Extracted records
※

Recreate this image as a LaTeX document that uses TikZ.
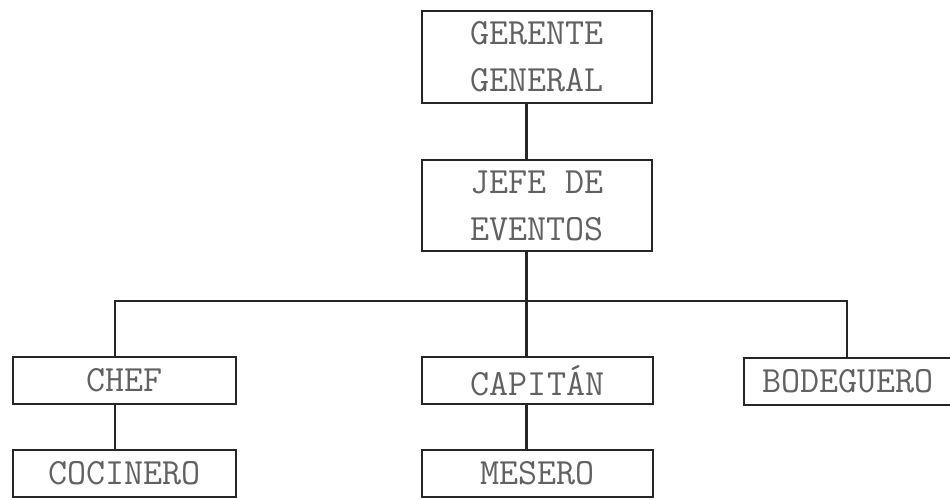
\documentclass[tikz,border=0pt]{standalone}
\begin{document}
\begin{tikzpicture}[x=1pt,y=-1pt,
  box/.style={draw=black!85,line width=2.8pt,rectangle,inner sep=0pt,align=center,
    text=black!62,font=\ttfamily\fontsize{37}{47}\selectfont},
  conn/.style={draw=black!85,line width=2.8pt}]
\useasboundingbox (0,0) rectangle (950,499);
\clip (0,0) rectangle (950,499);
\node[box,minimum width=230pt,minimum height=92pt] (gg) at (537,57) {GERENTE\\GENERAL};
\node[box,minimum width=230pt,minimum height=91pt] (jefe) at (537,205.5) {JEFE DE\\EVENTOS};
\node[box,minimum width=223pt,minimum height=47pt] (chef) at (124.5,380.5) {CHEF};
\node[box,minimum width=231pt,minimum height=47pt] (cap) at (537.5,380.5) {CAPITÁN};
\node[box,minimum width=208pt,minimum height=47pt] (bod) at (848,381.5) {BODEGUERO};
\node[box,minimum width=223pt,minimum height=47pt] (coc) at (124.5,473.5) {COCINERO};
\node[box,minimum width=231pt,minimum height=47pt] (mes) at (537.5,473.5) {MESERO};
\coordinate (trunk) at (526.5,301);
\coordinate (c1) at (115,301);
\coordinate (c3) at (847,301);
\draw[conn] (gg.south -| trunk) -- (jefe.north -| trunk);
\draw[conn] (jefe.south -| trunk) -- (cap.north -| trunk);
\draw[conn] (chef.north -| c1) -- (c1) -- (c3) -- (bod.north -| c3);
\draw[conn] (chef.south -| c1) -- (coc.north -| c1);
\draw[conn] (cap.south -| trunk) -- (mes.north -| trunk);
\end{tikzpicture}
\end{document}
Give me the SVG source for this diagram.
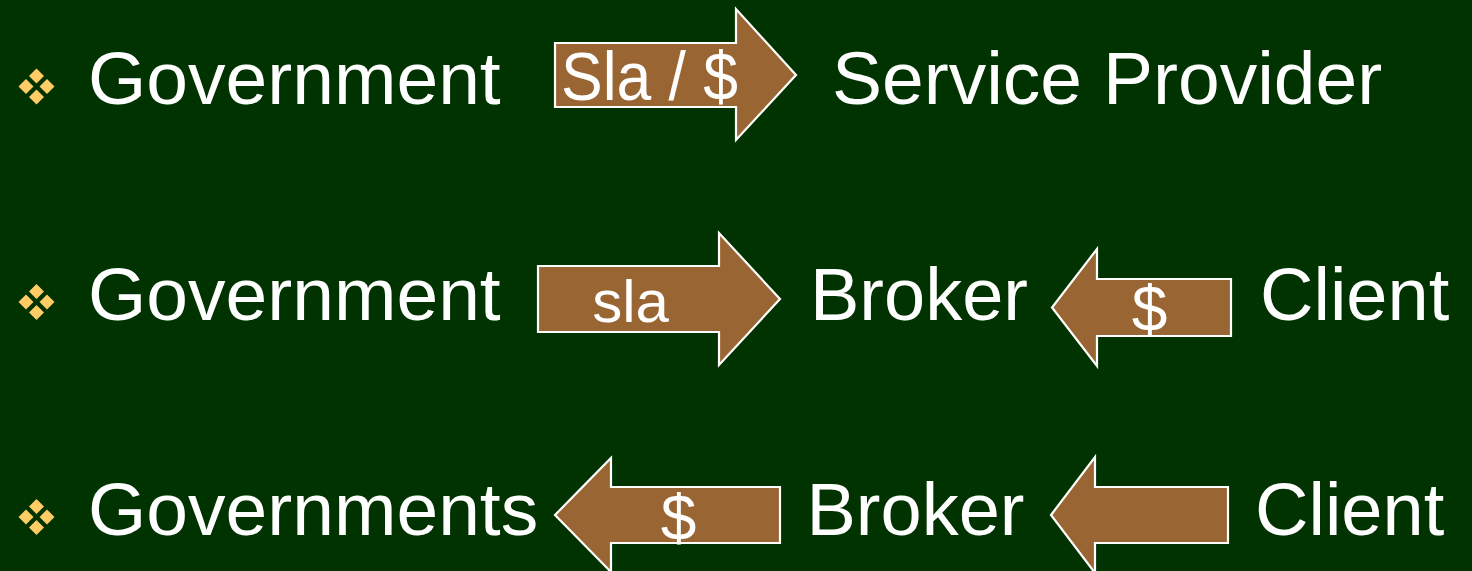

※

Work required
Restate the data above word for word. Do not include the images.

Task response
Recreate this image as a LaTeX document that uses TikZ.
\documentclass[tikz,border=0pt]{standalone}
\begin{document}
\begin{tikzpicture}[x=1pt,y=-1pt,
  box/.style={draw=black!85,line width=2.8pt,rectangle,inner sep=0pt,align=center,
    text=black!62,font=\ttfamily\fontsize{37}{47}\selectfont},
  conn/.style={draw=black!85,line width=2.8pt}]
\useasboundingbox (0,0) rectangle (950,499);
\clip (0,0) rectangle (950,499);
\node[box,minimum width=230pt,minimum height=92pt] (gg) at (537,57) {GERENTE\\GENERAL};
\node[box,minimum width=230pt,minimum height=91pt] (jefe) at (537,205.5) {JEFE DE\\EVENTOS};
\node[box,minimum width=223pt,minimum height=47pt] (chef) at (124.5,380.5) {CHEF};
\node[box,minimum width=231pt,minimum height=47pt] (cap) at (537.5,380.5) {CAPITÁN};
\node[box,minimum width=208pt,minimum height=47pt] (bod) at (848,381.5) {BODEGUERO};
\node[box,minimum width=223pt,minimum height=47pt] (coc) at (124.5,473.5) {COCINERO};
\node[box,minimum width=231pt,minimum height=47pt] (mes) at (537.5,473.5) {MESERO};
\coordinate (trunk) at (526.5,301);
\coordinate (c1) at (115,301);
\coordinate (c3) at (847,301);
\draw[conn] (gg.south -| trunk) -- (jefe.north -| trunk);
\draw[conn] (jefe.south -| trunk) -- (cap.north -| trunk);
\draw[conn] (chef.north -| c1) -- (c1) -- (c3) -- (bod.north -| c3);
\draw[conn] (chef.south -| c1) -- (coc.north -| c1);
\draw[conn] (cap.south -| trunk) -- (mes.north -| trunk);
\end{tikzpicture}
\end{document}
Give me the SVG source for this diagram.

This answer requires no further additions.